Campoverdi serves on the Boards of Harvard’s Shorenstein Center on Media, Politics and Public Policy, the California Community Foundation, the Harvard Journal of Hispanic Policy, UCLA's Center for Diverse Leadership in Science, and is a member of the Pacific Council on International Policy.
In 2017, Campoverdi was appointed to serve as a Commissioner for the California Children and Families Commission, also known as First 5 California. The Commission is a statewide body that is dedicated to improving the lives of California’s youngest citizens and their families through a multi-faceted approach that includes education, health services, childcare, and other vital programs.
She is a volunteer teacher for InsideOUT Writers, through which she teaches a weekly creative writing class to incarcerated youth in Los Angeles’ Central Juvenile Hall.

Women's health advocacy

In March 2017, Campoverdi revealed in a profile by The Washington Post that she has inherited the BRCA2 gene mutation, giving her an 85% risk of developing breast cancer, and that she planned to have a preventive double mastectomy. Campoverdi lost both her great-grandmother and grandmother to breast cancer, and her mother and two aunts have also battled the disease.
Campoverdi made the protection of access to affordable healthcare and the Affordable Care Act a focus of her congressional campaign, choosing to speak publicly about her personal health in an effort to bring attention to the stakes of limited access to healthcare. Two days after she went public with her diagnosis, she released a television ad saying, "If Donald Trump wants to have a conversation about women's bodies, let's start with mine."
In 2017, Campoverdi was awarded Penn Medicine's Basser Center for BRCA's inaugural YLC Distinguished Advocacy Award for her advocacy around BRCA-related cancers.

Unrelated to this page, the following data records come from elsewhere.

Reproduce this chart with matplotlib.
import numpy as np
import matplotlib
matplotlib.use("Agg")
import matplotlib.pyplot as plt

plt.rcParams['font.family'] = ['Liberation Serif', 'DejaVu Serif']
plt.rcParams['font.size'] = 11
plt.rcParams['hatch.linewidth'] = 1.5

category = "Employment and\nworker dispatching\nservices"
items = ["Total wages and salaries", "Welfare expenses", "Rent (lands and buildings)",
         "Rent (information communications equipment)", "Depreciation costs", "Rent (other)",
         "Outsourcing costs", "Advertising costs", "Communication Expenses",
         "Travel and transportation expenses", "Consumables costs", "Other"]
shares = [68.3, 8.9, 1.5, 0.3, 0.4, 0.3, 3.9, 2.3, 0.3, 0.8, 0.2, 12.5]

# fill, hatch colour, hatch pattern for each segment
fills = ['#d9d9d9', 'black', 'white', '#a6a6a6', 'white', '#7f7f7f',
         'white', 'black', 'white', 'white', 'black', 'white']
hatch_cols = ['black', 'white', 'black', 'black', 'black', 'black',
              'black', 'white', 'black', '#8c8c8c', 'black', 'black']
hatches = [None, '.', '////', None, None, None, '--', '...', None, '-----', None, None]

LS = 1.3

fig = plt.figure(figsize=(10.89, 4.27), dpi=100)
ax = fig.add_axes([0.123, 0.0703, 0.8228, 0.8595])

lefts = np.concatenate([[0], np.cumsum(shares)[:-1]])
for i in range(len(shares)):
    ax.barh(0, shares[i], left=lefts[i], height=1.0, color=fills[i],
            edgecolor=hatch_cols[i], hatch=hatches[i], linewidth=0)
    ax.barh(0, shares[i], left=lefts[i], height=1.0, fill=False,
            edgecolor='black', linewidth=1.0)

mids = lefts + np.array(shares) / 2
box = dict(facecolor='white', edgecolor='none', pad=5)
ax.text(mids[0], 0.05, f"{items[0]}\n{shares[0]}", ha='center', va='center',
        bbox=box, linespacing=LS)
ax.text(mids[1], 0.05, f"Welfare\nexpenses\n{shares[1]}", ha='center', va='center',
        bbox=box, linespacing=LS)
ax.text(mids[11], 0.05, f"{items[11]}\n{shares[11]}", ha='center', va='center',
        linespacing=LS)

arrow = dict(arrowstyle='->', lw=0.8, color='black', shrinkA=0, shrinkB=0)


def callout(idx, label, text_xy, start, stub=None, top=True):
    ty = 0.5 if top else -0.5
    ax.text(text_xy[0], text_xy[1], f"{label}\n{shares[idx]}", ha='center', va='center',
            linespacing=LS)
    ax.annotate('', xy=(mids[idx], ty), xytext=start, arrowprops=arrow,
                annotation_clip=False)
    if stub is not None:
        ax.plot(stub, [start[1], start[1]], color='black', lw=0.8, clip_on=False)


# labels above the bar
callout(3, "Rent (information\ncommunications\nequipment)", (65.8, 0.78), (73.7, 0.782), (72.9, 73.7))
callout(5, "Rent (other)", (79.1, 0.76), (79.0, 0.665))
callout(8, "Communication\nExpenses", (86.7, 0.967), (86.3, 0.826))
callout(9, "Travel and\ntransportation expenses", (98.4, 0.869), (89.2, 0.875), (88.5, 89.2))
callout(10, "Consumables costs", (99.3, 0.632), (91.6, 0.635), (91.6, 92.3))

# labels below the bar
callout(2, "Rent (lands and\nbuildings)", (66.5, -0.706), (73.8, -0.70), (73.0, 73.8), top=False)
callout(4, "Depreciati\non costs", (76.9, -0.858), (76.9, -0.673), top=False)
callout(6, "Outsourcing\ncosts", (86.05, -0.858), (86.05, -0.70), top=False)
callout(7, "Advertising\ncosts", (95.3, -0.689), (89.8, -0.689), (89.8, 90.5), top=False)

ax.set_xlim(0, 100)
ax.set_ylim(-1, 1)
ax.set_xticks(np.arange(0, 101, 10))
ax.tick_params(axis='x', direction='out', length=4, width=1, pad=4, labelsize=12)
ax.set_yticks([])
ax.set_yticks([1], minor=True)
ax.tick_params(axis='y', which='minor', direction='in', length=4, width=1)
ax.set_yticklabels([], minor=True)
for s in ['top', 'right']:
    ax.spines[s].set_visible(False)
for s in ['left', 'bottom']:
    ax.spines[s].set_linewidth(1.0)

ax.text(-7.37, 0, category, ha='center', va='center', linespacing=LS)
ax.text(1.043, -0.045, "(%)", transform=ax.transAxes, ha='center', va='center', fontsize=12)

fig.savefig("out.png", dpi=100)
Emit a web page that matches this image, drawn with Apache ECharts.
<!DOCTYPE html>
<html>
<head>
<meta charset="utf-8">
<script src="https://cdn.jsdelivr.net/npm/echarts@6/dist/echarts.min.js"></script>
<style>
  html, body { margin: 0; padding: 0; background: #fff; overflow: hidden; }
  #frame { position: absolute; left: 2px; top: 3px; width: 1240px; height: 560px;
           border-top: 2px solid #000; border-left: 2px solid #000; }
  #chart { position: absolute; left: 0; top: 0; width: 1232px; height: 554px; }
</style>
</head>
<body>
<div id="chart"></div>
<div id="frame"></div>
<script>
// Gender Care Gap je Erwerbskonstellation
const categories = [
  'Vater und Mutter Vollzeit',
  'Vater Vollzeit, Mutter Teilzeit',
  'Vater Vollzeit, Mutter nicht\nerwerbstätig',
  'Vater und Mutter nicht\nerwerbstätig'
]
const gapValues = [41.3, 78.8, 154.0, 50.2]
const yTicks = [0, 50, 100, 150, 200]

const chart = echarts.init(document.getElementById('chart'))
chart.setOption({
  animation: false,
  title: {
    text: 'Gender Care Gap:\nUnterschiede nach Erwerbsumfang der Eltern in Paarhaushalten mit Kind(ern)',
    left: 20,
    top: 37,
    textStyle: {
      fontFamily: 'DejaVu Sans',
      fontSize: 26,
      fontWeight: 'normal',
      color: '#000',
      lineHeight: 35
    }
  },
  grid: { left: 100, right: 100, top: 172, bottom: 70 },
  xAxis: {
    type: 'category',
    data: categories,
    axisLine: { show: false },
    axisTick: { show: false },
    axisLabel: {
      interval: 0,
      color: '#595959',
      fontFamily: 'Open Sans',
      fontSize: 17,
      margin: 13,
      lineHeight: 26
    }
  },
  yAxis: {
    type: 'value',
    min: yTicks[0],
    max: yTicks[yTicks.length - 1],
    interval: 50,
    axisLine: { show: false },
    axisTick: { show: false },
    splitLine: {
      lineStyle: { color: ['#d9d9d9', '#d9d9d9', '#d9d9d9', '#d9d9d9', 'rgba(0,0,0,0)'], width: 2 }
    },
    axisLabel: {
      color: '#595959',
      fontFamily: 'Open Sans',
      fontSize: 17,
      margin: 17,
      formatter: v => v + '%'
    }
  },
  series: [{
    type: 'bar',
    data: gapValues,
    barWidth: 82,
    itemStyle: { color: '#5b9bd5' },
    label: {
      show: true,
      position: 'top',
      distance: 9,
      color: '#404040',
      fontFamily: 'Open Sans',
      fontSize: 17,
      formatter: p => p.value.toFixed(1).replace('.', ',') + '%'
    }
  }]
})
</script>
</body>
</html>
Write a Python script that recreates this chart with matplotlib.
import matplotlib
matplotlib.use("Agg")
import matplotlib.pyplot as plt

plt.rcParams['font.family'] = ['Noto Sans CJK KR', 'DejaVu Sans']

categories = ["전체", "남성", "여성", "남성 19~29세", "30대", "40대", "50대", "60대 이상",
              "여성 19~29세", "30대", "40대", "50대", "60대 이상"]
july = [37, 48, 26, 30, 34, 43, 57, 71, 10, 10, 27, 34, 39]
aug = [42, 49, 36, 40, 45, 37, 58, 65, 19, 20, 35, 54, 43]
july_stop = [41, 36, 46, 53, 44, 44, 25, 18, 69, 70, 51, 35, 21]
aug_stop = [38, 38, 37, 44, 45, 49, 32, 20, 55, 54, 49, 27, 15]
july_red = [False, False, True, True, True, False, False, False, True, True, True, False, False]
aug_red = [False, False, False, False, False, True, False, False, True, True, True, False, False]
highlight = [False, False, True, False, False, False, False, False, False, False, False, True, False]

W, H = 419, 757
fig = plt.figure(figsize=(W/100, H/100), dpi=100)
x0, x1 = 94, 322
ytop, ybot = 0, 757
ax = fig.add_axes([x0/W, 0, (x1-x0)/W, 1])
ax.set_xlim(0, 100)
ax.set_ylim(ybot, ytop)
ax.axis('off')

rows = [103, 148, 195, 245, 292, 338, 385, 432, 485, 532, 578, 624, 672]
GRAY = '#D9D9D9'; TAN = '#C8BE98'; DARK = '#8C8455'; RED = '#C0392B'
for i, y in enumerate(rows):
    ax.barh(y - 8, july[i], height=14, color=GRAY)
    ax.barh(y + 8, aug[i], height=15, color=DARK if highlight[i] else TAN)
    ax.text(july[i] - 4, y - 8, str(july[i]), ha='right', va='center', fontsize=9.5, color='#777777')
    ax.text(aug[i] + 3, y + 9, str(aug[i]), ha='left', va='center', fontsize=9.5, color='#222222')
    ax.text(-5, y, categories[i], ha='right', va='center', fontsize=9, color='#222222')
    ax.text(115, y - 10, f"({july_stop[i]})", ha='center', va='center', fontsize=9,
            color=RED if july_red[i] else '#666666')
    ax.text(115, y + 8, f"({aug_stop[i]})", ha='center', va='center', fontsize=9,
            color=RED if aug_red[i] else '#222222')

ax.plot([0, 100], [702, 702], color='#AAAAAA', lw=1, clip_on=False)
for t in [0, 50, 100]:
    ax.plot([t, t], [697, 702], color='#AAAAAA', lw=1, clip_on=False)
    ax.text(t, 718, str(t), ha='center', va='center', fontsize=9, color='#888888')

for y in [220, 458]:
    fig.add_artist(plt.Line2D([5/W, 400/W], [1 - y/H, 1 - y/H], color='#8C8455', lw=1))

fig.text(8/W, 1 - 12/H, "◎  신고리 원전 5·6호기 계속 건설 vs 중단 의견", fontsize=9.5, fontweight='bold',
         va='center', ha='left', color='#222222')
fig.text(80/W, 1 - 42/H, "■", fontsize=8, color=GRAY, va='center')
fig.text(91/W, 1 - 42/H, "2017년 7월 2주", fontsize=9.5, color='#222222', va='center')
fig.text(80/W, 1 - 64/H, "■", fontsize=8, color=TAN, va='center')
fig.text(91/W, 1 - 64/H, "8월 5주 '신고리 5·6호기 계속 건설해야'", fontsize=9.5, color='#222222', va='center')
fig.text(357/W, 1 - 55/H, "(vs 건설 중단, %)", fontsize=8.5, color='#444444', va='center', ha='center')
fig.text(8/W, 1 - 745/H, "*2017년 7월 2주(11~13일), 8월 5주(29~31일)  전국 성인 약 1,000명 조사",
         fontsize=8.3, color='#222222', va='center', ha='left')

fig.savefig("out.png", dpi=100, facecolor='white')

In October 2018, Campoverdi underwent a preventive double mastectomy to lower her risk of developing breast cancer. Routine testing of the removed tissue subsequently revealed she had unknowingly had Stage 0, non-invasive breast cancer, which every previous mammogram, ultrasound, and MRI had not detected. Because of her recent preventive surgery, Campoverdi did not need to do any additional treatment. Campoverdi said, "I beat breast cancer before I even knew I had it."
Campoverdi speaks often about the importance of being your own best health advocate and her decision to be "CEO of her own body." She is the founder of The Well Woman Coalition, an initiative aiming to empower women of color to have agency over their own health and healing through awareness, education, and advocacy. Campoverdi also founded LATINX & BRCA in partnership with Penn Medicine's Basser Center for BRCA. LATINX & BRCA is the first awareness campaign on the BRCA gene mutation that targets Latinos and offers Spanish-language educational materials.
In an op-ed for Cosmopolitan, Campoverdi wrote, "Now more than ever, we must recognize and accept the complexity of real women, and celebrate them in their quest for leadership roles. Whole, multidimensional women. Please throw your name in the arena, whichever one you’re in — because it only gets better every time one of us tries."